Well, Groucho, a new study has found that mindfulness meditation can help older adults battle feelings of loneliness while also boosting health.

The study, published in the journal Brain, Behavior, and Immunity, has shown that 8 weeks of training in mindfulness meditation (a total of 2.5 hours a week) is linked with decreased loneliness.

The study included 40 participants aged between 55 and 85, some of whom participated in the 8-week Mindfulness-Based Stress Reduction (MBSR) training program.

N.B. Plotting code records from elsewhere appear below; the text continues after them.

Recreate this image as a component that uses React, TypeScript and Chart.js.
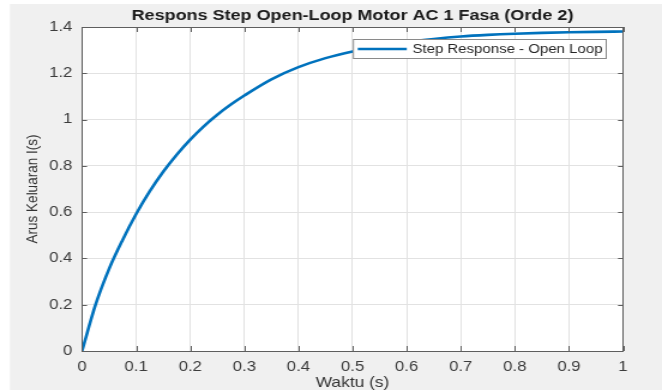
import React, { useEffect, useRef } from "react";
import { Chart, registerables } from "chart.js";

Chart.register(...registerables);

// ---- data ----
const timeValues = [
  0, 0.025, 0.05, 0.075, 0.1, 0.125, 0.15, 0.175, 0.2, 0.225, 0.25, 0.275, 0.3, 0.35, 0.4, 0.45,
  0.5, 0.55, 0.6, 0.65, 0.7, 0.75, 0.8, 0.85, 0.9, 0.95, 1.0,
];
const currentValues = [
  0, 0.2, 0.355, 0.48, 0.592, 0.6895, 0.7745, 0.8485, 0.9135, 0.971, 1.021, 1.065, 1.104, 1.174,
  1.2265, 1.2655, 1.2945, 1.317, 1.335, 1.3485, 1.359, 1.366, 1.371, 1.3745, 1.377, 1.379, 1.3805,
];
const xTickLabels = ["0", "0.1", "0.2", "0.3", "0.4", "0.5", "0.6", "0.7", "0.8", "0.9", "1"];
const yTickLabels = ["0", "0.2", "0.4", "0.6", "0.8", "1", "1.2", "1.4"];
const seriesLabel = "Step Response - Open Loop";
const chartTitle = "Respons Step Open-Loop Motor AC 1 Fasa (Orde 2)";
const xAxisTitle = "Waktu (s)";
const yAxisTitle = "Arus Keluaran I(s)";

// ---- layout (chart drawn narrower, then stretched horizontally like the reference) ----
const W = 552;
const H = 390;
const STRETCH = 662 / W;
const FONT = "'Liberation Sans', Arial, Helvetica, sans-serif";

const decorPlugin = {
  id: "matlabDecor",
  beforeDraw(chart: any) {
    const { ctx } = chart;
    ctx.save();
    ctx.fillStyle = "#ffffff";
    ctx.fillRect(0, 0, W, H);
    ctx.fillStyle = "#f0f0f0";
    ctx.fillRect(8.3, 4, W - 8.3, H - 4);
    const a = chart.chartArea;
    ctx.fillStyle = "#ffffff";
    ctx.fillRect(a.left, a.top, a.right - a.left, a.bottom - a.top);
    ctx.restore();
  },
  afterDraw(chart: any) {
    const { ctx } = chart;
    const a = chart.chartArea;
    const xs = chart.scales.x;
    const ys = chart.scales.y;
    ctx.save();
    // axes box
    ctx.strokeStyle = "#5e5e5e";
    ctx.lineWidth = 1;
    ctx.strokeRect(Math.round(a.left) + 0.5, Math.round(a.top) + 0.5, Math.round(a.right - a.left), Math.round(a.bottom - a.top));
    // inward tick marks
    ctx.beginPath();
    xs.ticks.forEach((t: any) => {
      const px = Math.round(xs.getPixelForValue(t.value)) + 0.5;
      ctx.moveTo(px, a.bottom);
      ctx.lineTo(px, a.bottom - 5);
      ctx.moveTo(px, a.top);
      ctx.lineTo(px, a.top + 5);
    });
    ys.ticks.forEach((t: any) => {
      const py = Math.round(ys.getPixelForValue(t.value)) + 0.5;
      ctx.moveTo(a.left, py);
      ctx.lineTo(a.left + 4.2, py);
      ctx.moveTo(a.right, py);
      ctx.lineTo(a.right - 4.2, py);
    });
    ctx.stroke();

    // title
    ctx.fillStyle = "#1a1a1a";
    ctx.font = `bold 15px ${FONT}`;
    ctx.textAlign = "center";
    ctx.textBaseline = "alphabetic";
    ctx.fillText(chartTitle, (a.left + a.right) / 2, 20);

    // x axis title
    ctx.fillStyle = "#333333";
    ctx.font = `14.5px ${FONT}`;
    ctx.fillText(xAxisTitle, (a.left + a.right) / 2, 387);

    // y axis title
    ctx.save();
    ctx.translate(31, (a.top + a.bottom) / 2);
    ctx.rotate(-Math.PI / 2);
    ctx.font = `13.5px ${FONT}`;
    ctx.fillText(yAxisTitle, 0, 0);
    ctx.restore();

    // legend
    const lx0 = 294.2;
    const lx1 = 505;
    const ly0 = 39;
    const ly1 = 58;
    ctx.fillStyle = "#ffffff";
    ctx.fillRect(lx0, ly0, lx1 - lx0, ly1 - ly0);
    ctx.strokeStyle = "#8a8a8a";
    ctx.lineWidth = 1;
    ctx.strokeRect(lx0 + 0.5, ly0 + 0.5, lx1 - lx0, ly1 - ly0);
    ctx.strokeStyle = "#0072BD";
    ctx.lineWidth = 2.6;
    ctx.beginPath();
    ctx.moveTo(298.3, 49);
    ctx.lineTo(339.2, 49);
    ctx.stroke();
    ctx.fillStyle = "#262626";
    ctx.font = `12.5px ${FONT}`;
    ctx.textAlign = "left";
    ctx.fillText(seriesLabel, 343.9, 53.3);
    ctx.restore();
  },
};

export default function App() {
  const canvasRef = useRef<HTMLCanvasElement | null>(null);

  useEffect(() => {
    if (!canvasRef.current) return;
    const points = timeValues.map((t, i) => ({ x: t, y: currentValues[i] }));
    const chart = new Chart(canvasRef.current, {
      type: "line",
      data: {
        datasets: [
          {
            label: seriesLabel,
            data: points,
            borderColor: "#0072BD",
            backgroundColor: "#0072BD",
            borderWidth: 2.6,
            pointRadius: 0,
            cubicInterpolationMode: "monotone",
            fill: false,
          },
        ],
      },
      options: {
        animation: false,
        responsive: false,
        maintainAspectRatio: false,
        devicePixelRatio: 1,
        layout: { padding: { left: 0, right: W - 519.5, top: 27, bottom: 0 } },
        plugins: {
          legend: { display: false },
          title: { display: false },
          tooltip: { enabled: false },
        },
        scales: {
          x: {
            type: "linear",
            min: 0,
            max: 1,
            afterFit: (s: any) => {
              s.height = 39;
            },
            grid: { color: "#e2e2e2", drawTicks: false },
            border: { display: false },
            ticks: {
              stepSize: 0.1,
              padding: 8,
              color: "#3c3c3c",
              font: { family: FONT, size: 14 },
              maxRotation: 0,
              callback: (_v: any, i: number) => xTickLabels[i],
            },
          },
          y: {
            type: "linear",
            min: 0,
            max: 1.4,
            afterFit: (s: any) => {
              s.width = 68.4;
            },
            grid: { color: "#e2e2e2", drawTicks: false },
            border: { display: false },
            ticks: {
              stepSize: 0.2,
              padding: 8,
              color: "#3c3c3c",
              font: { family: FONT, size: 14 },
              callback: (_v: any, i: number) => yTickLabels[i],
            },
          },
        },
      },
      plugins: [decorPlugin],
    });
    return () => chart.destroy();
  }, []);

  return (
    <div
      style={{
        position: "absolute",
        left: 0,
        top: 0,
        width: W,
        height: H,
        transform: `scaleX(${STRETCH})`,
        transformOrigin: "0 0",
      }}
    >
      <canvas ref={canvasRef} width={W} height={H} style={{ display: "block" }} />
    </div>
  );
}
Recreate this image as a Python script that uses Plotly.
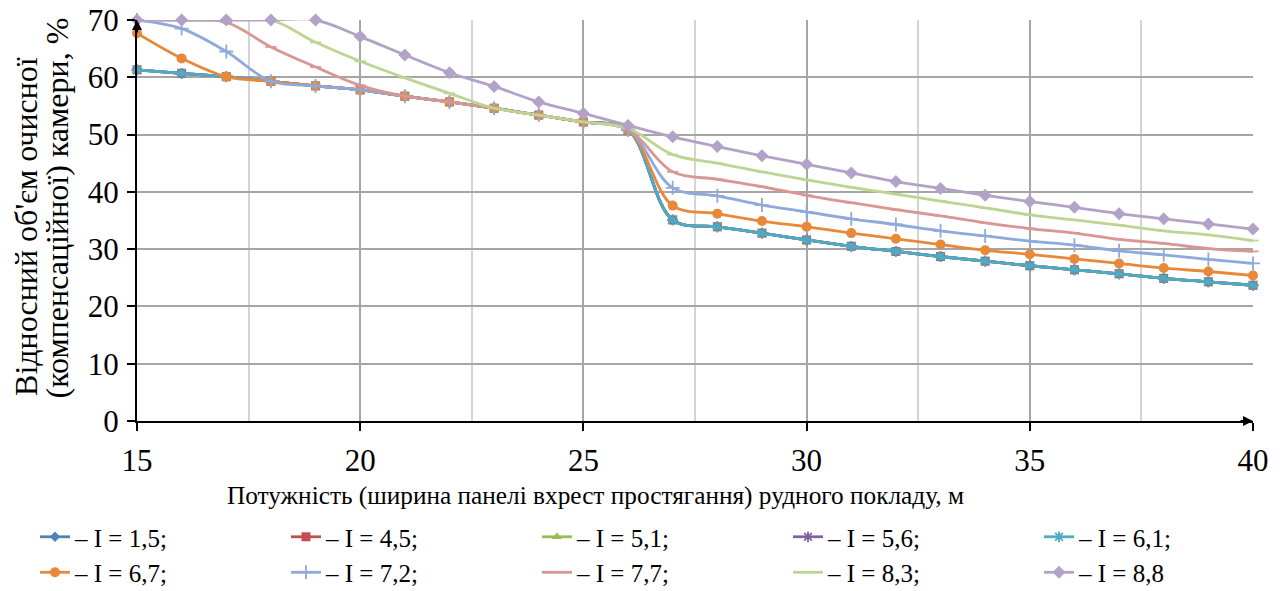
import plotly.graph_objects as go

# Ширина рудного покладу, м
x_vals = list(range(15, 41))

# Відносний об'єм камери, % (для кожного значення I)
i_15 = [61.3, 60.7, 60.1, 59.3, 58.5, 57.8, 56.7, 55.7, 54.6, 53.4, 52.2, 50.8,
        35.1, 33.9, 32.8, 31.6, 30.5, 29.6, 28.7, 27.9, 27.1, 26.4, 25.7, 24.9, 24.3, 23.7]
i_45 = [61.3, 60.7, 60.1, 59.3, 58.5, 57.8, 56.7, 55.7, 54.6, 53.4, 52.2, 50.8,
        35.1, 33.9, 32.8, 31.6, 30.5, 29.6, 28.7, 27.9, 27.1, 26.4, 25.7, 24.9, 24.3, 23.7]
i_51 = [61.3, 60.7, 60.1, 59.3, 58.5, 57.8, 56.7, 55.7, 54.6, 53.4, 52.2, 50.8,
        35.1, 33.9, 32.8, 31.6, 30.5, 29.6, 28.7, 27.9, 27.1, 26.4, 25.7, 24.9, 24.3, 23.7]
i_56 = [61.3, 60.7, 60.1, 59.3, 58.5, 57.8, 56.7, 55.7, 54.6, 53.4, 52.2, 50.8,
        35.1, 33.9, 32.8, 31.6, 30.5, 29.6, 28.7, 27.9, 27.1, 26.4, 25.7, 24.9, 24.3, 23.7]
i_61 = [61.3, 60.7, 60.1, 59.3, 58.5, 57.8, 56.7, 55.7, 54.6, 53.4, 52.2, 50.8,
        35.1, 33.9, 32.8, 31.6, 30.5, 29.6, 28.7, 27.9, 27.1, 26.4, 25.7, 24.9, 24.3, 23.7]
i_67 = [67.7, 63.3, 60.1, 59.3, 58.5, 57.8, 56.7, 55.7, 54.6, 53.4, 52.2, 50.8,
        37.6, 36.2, 34.9, 33.9, 32.8, 31.8, 30.8, 29.8, 29.1, 28.3, 27.5, 26.7, 26.1, 25.4]
i_72 = [70.0, 68.5, 64.5, 59.3, 58.5, 57.8, 56.7, 55.7, 54.6, 53.4, 52.2, 50.8,
        40.7, 39.3, 37.7, 36.5, 35.3, 34.3, 33.2, 32.3, 31.4, 30.7, 29.7, 29.0, 28.2, 27.5]
i_77 = [70.0, 70.0, 69.6, 65.3, 61.8, 58.6, 56.7, 55.7, 54.6, 53.4, 52.2, 50.9,
        43.5, 42.2, 40.9, 39.4, 38.1, 36.9, 35.8, 34.6, 33.6, 32.8, 31.7, 31.0, 30.1, 29.6]
i_83 = [70.0, 70.0, 70.0, 70.0, 66.1, 62.8, 59.9, 57.2, 54.6, 53.4, 52.2, 51.1,
        46.5, 45.0, 43.5, 42.1, 40.8, 39.6, 38.4, 37.2, 36.0, 35.1, 34.2, 33.2, 32.5, 31.5]
i_88 = [70.0, 70.0, 70.0, 70.0, 70.0, 67.1, 63.9, 60.8, 58.4, 55.7, 53.7, 51.6,
        49.6, 47.9, 46.3, 44.8, 43.3, 41.8, 40.6, 39.4, 38.3, 37.3, 36.2, 35.3, 34.4, 33.5]

series_names = ["– I = 1,5;", "– I = 4,5;", "– I = 5,1;", "– I = 5,6;", "– I = 6,1;",
                "– I = 6,7;", "– I = 7,2;", "– I = 7,7;", "– I = 8,3;", "– I = 8,8"]
series_values = [i_15, i_45, i_51, i_56, i_61, i_67, i_72, i_77, i_83, i_88]

colors = ["#4F81BD", "#C0504D", "#9BBB59", "#8064A2", "#4BACC6",
          "#E8883A", "#8EA9DB", "#D99694", "#BCD592", "#B3A2C7"]
symbols = ["diamond", "square", "triangle-up", "asterisk", "asterisk",
           "circle", "cross-thin", "line-ew", "line-ew", "diamond"]
sizes = [8, 9, 9, 9, 9, 10, 10, 8, 8, 10]

FONT = "Liberation Serif"

fig = go.Figure()
for name, vals, col, sym, sz in zip(series_names, series_values, colors, symbols, sizes):
    open_sym = sym in ("asterisk", "cross-thin", "line-ew")
    fig.add_trace(go.Scatter(
        x=x_vals, y=vals, name=name, mode="lines+markers",
        line=dict(color=col, width=2.8, shape="spline", smoothing=1),
        marker=dict(symbol=sym, size=sz, color=col,
                    line=dict(color=col, width=1.8 if open_sym else 0)),
        cliponaxis=False,
    ))

fig.update_layout(
    width=1283, height=591,
    margin=dict(l=137, r=30, t=20, b=170, autoexpand=False),
    paper_bgcolor="white", plot_bgcolor="white",
    font=dict(family=FONT, size=25, color="black"),
    showlegend=True,
    legend=dict(orientation="h", x=-0.0914, xanchor="left", y=-0.232, yanchor="top",
                entrywidth=206, entrywidthmode="pixels",
                font=dict(family=FONT, size=25, color="black"),
                traceorder="normal", itemwidth=30, bgcolor="rgba(0,0,0,0)"),
    xaxis=dict(range=[15, 40], dtick=5, tick0=15,
               showline=True, linecolor="black", linewidth=2,
               ticks="outside", ticklen=8, tickwidth=2, tickcolor="black",
               ticklabelstandoff=3,
               showgrid=True, gridcolor="#A6A6A6", gridwidth=1.5,
               minor=dict(dtick=2.5, showgrid=True, gridcolor="#D4D4D4", gridwidth=1.5),
               zeroline=False, tickfont=dict(family=FONT, size=31)),
    yaxis=dict(range=[0, 70], dtick=10,
               showline=True, linecolor="black", linewidth=2,
               ticks="outside", ticklen=8, tickwidth=2, tickcolor="black",
               ticklabelstandoff=2,
               showgrid=True, gridcolor="#A6A6A6", gridwidth=1.5,
               zeroline=False, tickfont=dict(family=FONT, size=31)),
)

# Y-axis title, two lines
fig.add_annotation(text="Відносний об'єм очисної",
                   xref="paper", yref="paper", x=(26 - 137) / 1116, y=0.484,
                   textangle=-90, showarrow=False, xanchor="center", yanchor="middle",
                   font=dict(family=FONT, size=32))
fig.add_annotation(text="(компенсаційної) камери, %",
                   xref="paper", yref="paper", x=(57 - 137) / 1116, y=0.530,
                   textangle=-90, showarrow=False, xanchor="center", yanchor="middle",
                   font=dict(family=FONT, size=32))
# X-axis title
fig.add_annotation(text="Потужність (ширина панелі вхрест простягання) рудного покладу, м",
                   xref="paper", yref="paper", x=0.411, y=-0.185,
                   showarrow=False, xanchor="center", yanchor="middle",
                   font=dict(family=FONT, size=25.3))

# Arrow heads at the ends of the axes
fig.add_annotation(x=40, y=0, xref="x", yref="y", ax=-14, ay=0, axref="pixel", ayref="pixel",
                   text="", showarrow=True, arrowhead=2, arrowsize=1, arrowwidth=2,
                   arrowcolor="black")
fig.add_annotation(x=15, y=70, xref="x", yref="y", ax=0, ay=14, axref="pixel", ayref="pixel",
                   text="", showarrow=True, arrowhead=2, arrowsize=1, arrowwidth=2,
                   arrowcolor="black")

fig.write_html("out.html")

‘We always tell people to quit smoking for health reasons, but rarely do we think about loneliness in the same way,’ said study lead J David Creswell (pictured right). ‘We know that loneliness is a major risk factor for health problems and mortality in older adults,’ Creswell said, adding that the research suggests that mindfulness meditation training could be ‘a promising intervention for improving the health of older adults.’

Using blood samples collected, the researchers also found that the older adult sample had elevated pro-inflammatory gene expression in their immune cells at the beginning of the study and that the MBSR reduced this pro-inflammatory gene expression, which the researchers said could ‘reduce older adults' inflammatory disease risk.’

Resource: Creswell, JD, Irwin, MR, Burklund, LJ, Lieberman, MD, Arevalo, J, Ma, J, Breen, E, & Cole, S. ‘Mindfulness-Based Stress Reduction training reduces loneliness and pro-inflammatory gene expression in older adults: a small randomized controlled trial.’ Brain, Behavior, and Immunity. Available online 20 July 2012.